Whether it’s because they never thought his “Back Page” “articles” were funny in the first place, or because they gradually began to discern the formulaic and insipid nature of most of his jokes and premises, or because he has cast aspersions on too many members of the fragile Graduate Center community, or because his articles have now reached a new low of self-referential aggrandizement — one thing is clear. According to a recent poll, satire columnist Matt Lau is persona non-grata at the Grad Center these days.
The poll was conducted by a group of students concerned about the diminishing levels of humor and wit in the official satire column of the university. The poll asked students whether they approved of Lau’s column, disapproved of it, or had no opinion. 90 percent of respondents had no opinion, while the other person who participated expressed vituperative disapproval.
Poll spokesperson, Mark Schiebe, who was coincidentally also the one person to disapprove of Lau in the anonymous poll, had this to say, “It would be is easy to tolerate the disreputable imagination of Lau if the offensive scenarios he came up with were at all funny.
“But what, may I ask, is funny about faculty freezing to death during a bikini car wash fundraiser in February or starving students once again eating the free computer paper in the library for their Thanksgiving meal or the History Department’s softball team medaling at the Special Olympics or the University President spooning with another professor for a promotional “Men of the GC” wall calendar or suggesting that the GC would be taken over by Interboro Technical College because it has superior job placement support?

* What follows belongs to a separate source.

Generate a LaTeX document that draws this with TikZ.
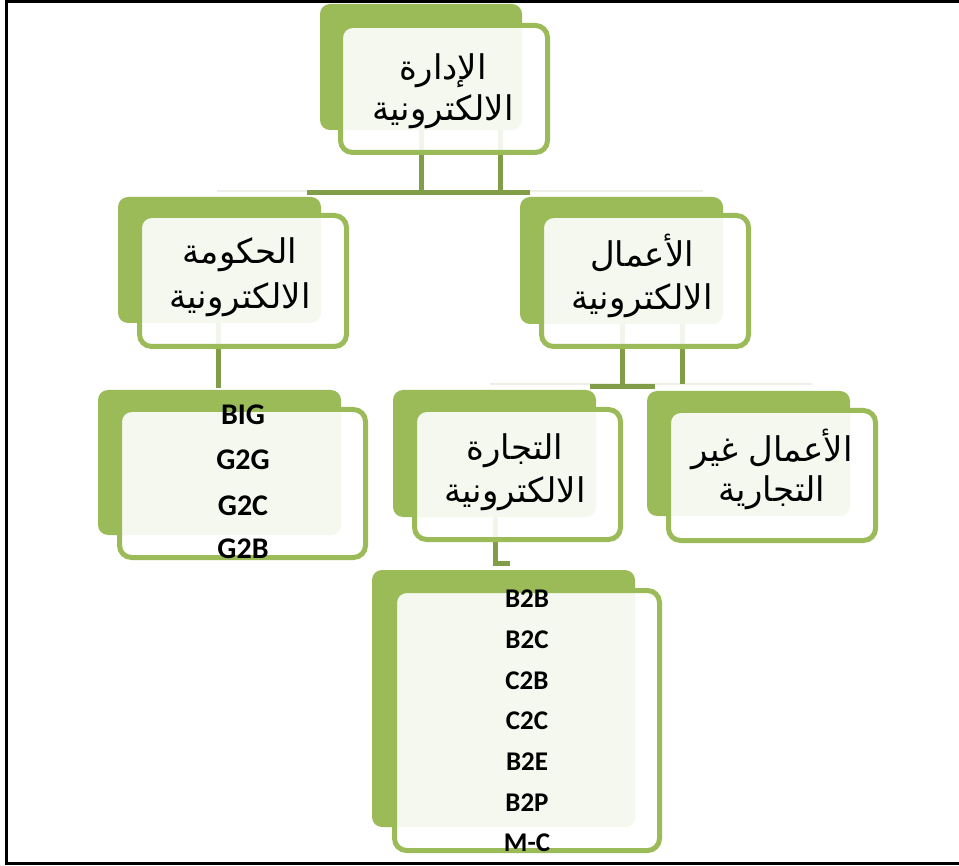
\documentclass[tikz,border=0pt]{standalone}
\usepackage{fontspec}
\setmainfont{Carlito}
\newfontfamily\arabicfont[Script=Arabic]{DejaVu Sans}
\TeXXeTstate=1
\definecolor{gback}{HTML}{9BBB59}
\definecolor{gline}{HTML}{9BBB59}
\definecolor{gconn}{HTML}{819D47}
\definecolor{faint}{HTML}{EEF0E8}
\newcommand\pairbox[9]{%
  \node[backbox, minimum width={#4pt-#2pt}, minimum height={#5pt-#3pt}] (#1B) at (#2,#3) {};
  \node[frontbox, minimum width={#8pt-#6pt-5pt}, minimum height={#9pt-#7pt-5pt}] (#1F) at (#6+2.5,#7+2.5) {};
}
\tikzset{
  backbox/.style={fill=gback, rounded corners=10pt, inner sep=0pt, outer sep=0pt, anchor=north west},
  frontbox/.style={draw=gline, line width=5pt, fill=white, fill opacity=0.9, draw opacity=1, rounded corners=12pt, inner sep=0pt, outer sep=0pt, anchor=north west},
  conn/.style={draw=gconn, line width=5pt},
  faintline/.style={draw=faint, line width=1.5pt},
  artext/.style={font=\arabicfont\fontsize{34}{34}\selectfont, inner sep=0pt, anchor=base},
  entext/.style={font=\bfseries\fontsize{30}{30}\selectfont, inner sep=0pt, anchor=base},
  ensmall/.style={font=\bfseries\fontsize{27}{27}\selectfont, inner sep=0pt, anchor=base},
}
\begin{document}
\begin{tikzpicture}[x=1pt,y=-1pt]
\useasboundingbox (0,0) rectangle (959,866);
% faint guide lines
\coordinate (f1w) at (217,191); \coordinate (f1e) at (703,191);
\coordinate (f2w) at (490,384); \coordinate (f2e) at (812,384);
\draw[faintline] (f1w) -- (f1e);
\draw[faintline] (f2w) -- (f2e);
% connector coordinates
\coordinate (a1) at (421,193); \coordinate (a2) at (500,193);
\coordinate (hw) at (307,193); \coordinate (he) at (530,193);
\coordinate (b1) at (218,300); \coordinate (b2) at (218,388);
\coordinate (c1) at (622,300); \coordinate (c1e) at (622,387);
\coordinate (c2) at (682,300); \coordinate (c2e) at (682,384);
\coordinate (cw) at (590,387); \coordinate (ce) at (655,387);
\coordinate (d1) at (495,500); \coordinate (d2) at (495,563); \coordinate (d3) at (510,563);
\coordinate (t1) at (421,100); \coordinate (t2) at (500,100);
\draw[conn] (t1) -- (a1);
\draw[conn] (t2) -- (a2);
\draw[conn] (hw) -- (he);
\draw[conn] (b1) -- (b2);
\draw[conn] (c1) -- (c1e);
\draw[conn] (c2) -- (c2e);
\draw[conn] (cw) -- (ce);
\draw[conn, line join=miter] (d1) -- (d2) -- (d3);
% boxes
\pairbox{top}{320}{4}{522}{130}{338}{23}{550}{155}
\pairbox{gov}{118}{197}{321}{323}{137}{213}{349}{349}
\pairbox{bus}{520}{197}{723}{324}{539}{213}{751}{349}
\pairbox{govl}{98}{390}{341}{535}{117}{407}{368}{560}
\pairbox{com}{393}{390}{596}{517}{412}{407}{623}{542}
\pairbox{nonc}{647}{391}{850}{516}{666}{408}{878}{543}
\pairbox{coml}{372}{570}{635}{827}{392}{588}{662}{853}
% Arabic texts
\node[artext] (topL1) at (443,80) {\beginR الإدارة\endR};
\node[artext] (topL2) at (443,121) {\beginR الالكترونية\endR};
\node[artext] (govL1) at (240,264) {\beginR الحكومة\endR};
\node[artext] (govL2) at (240,309) {\beginR الالكترونية\endR};
\node[artext] (busL1) at (642,267) {\beginR الأعمال\endR};
\node[artext] (busL2) at (642,310) {\beginR الالكترونية\endR};
\node[artext] (comL1) at (515,460) {\beginR التجارة\endR};
\node[artext] (comL2) at (515,503) {\beginR الالكترونية\endR};
\node[artext] (noncL1) at (772,462) {\beginR الأعمال غير\endR};
\node[artext] (noncL2) at (772,501) {\beginR التجارية\endR};
% English lists
\node[entext] (g1) at (243,425) {BIG};
\node[entext] (g2) at (243,470) {G2G};
\node[entext] (g3) at (243,515) {G2C};
\node[entext] (g4) at (243,558) {G2B};
\node[ensmall] (e1) at (527,607) {B2B};
\node[ensmall] (e2) at (527,648) {B2C};
\node[ensmall] (e3) at (527,689) {C2B};
\node[ensmall] (e4) at (527,729) {C2C};
\node[ensmall] (e5) at (527,770) {B2E};
\node[ensmall] (e6) at (527,811) {B2P};
\node[ensmall] (e7) at (527,851) {M-C};
% frame
\coordinate (fr1) at (959,1.5); \coordinate (fr2) at (6,1.5);
\coordinate (fr3) at (6,863.5); \coordinate (fr4) at (959,863.5);
\draw[line width=3pt, line join=miter] (fr1) -- (fr2) -- (fr3) -- (fr4);
\end{tikzpicture}
\end{document}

“Generously speaking, perhaps these sordid and outrageous ideas could in themselves have made for useful satire premises, but again and again Lau has resorted to cheap bits, gags, puns, and when all else fails, the photoshop skills of the Advocate’s layout editor. Over and over he has relied for his premises on puns,” said a visibly angry Schiebe, who looked tired from a long day of polling himself again. “The Graduate Center and the Guitar Center, President Kelly and R&B singer R Kelly, Oral Examinations and the Freudian Oral Stage; respected Professor Jerry Watts and the Diogenes of Midtown Jerry Watts. These puns are about as funny as jokes about persons with no arms and legs or babies with spears in their heads. Sure, at first you laugh, but then you feel guilty and dirty, even after you’ve taken a few cold showers.”
When asked whether he had burned out or faded away, in a typical example of his lack of literary discipline, Lau attempted to quote both Peter Tosh and Bon Jovi at the same time in what he thought was a hilarious joke. “I’m a cowboy on a steel horse I ride, and I’m wanted dread or alive. Look I was just trying to make a little money to pay down my tab at O’Reilly’s. And yeah, it is kind of fun to slander good honest people; it makes me feel like a right-wing media commentator. But I can’t stop now, after all the shaming I did of how our boss, Advocate ‘editor at-large’ James Hoff, only paid us with his unused food stamps for writing for the paper, we’ve finally gotten a raise! In addition to our $50 dollars a month, I now get a Papa John’s pizza coupon book that James only made me pay $25 for! I can’t tell you how many half-eaten extra-large meat-lovers there are at Mark Schiebe’s apartment right now. And I’m not even talking about the pizzas!”
Don’t despair Matt; I still think your “articles” are as funny as ever. I just hope you didn’t think that coupon book was going to be a regular thing – that was your yearly review bonus.
As catcher and spokesperson for the History Program softball team, I commend M. Lau’s accurate reporting of our near win at the Special Olympics. We are delighted to bring home the bronze and hope to make a run at silver in 2010!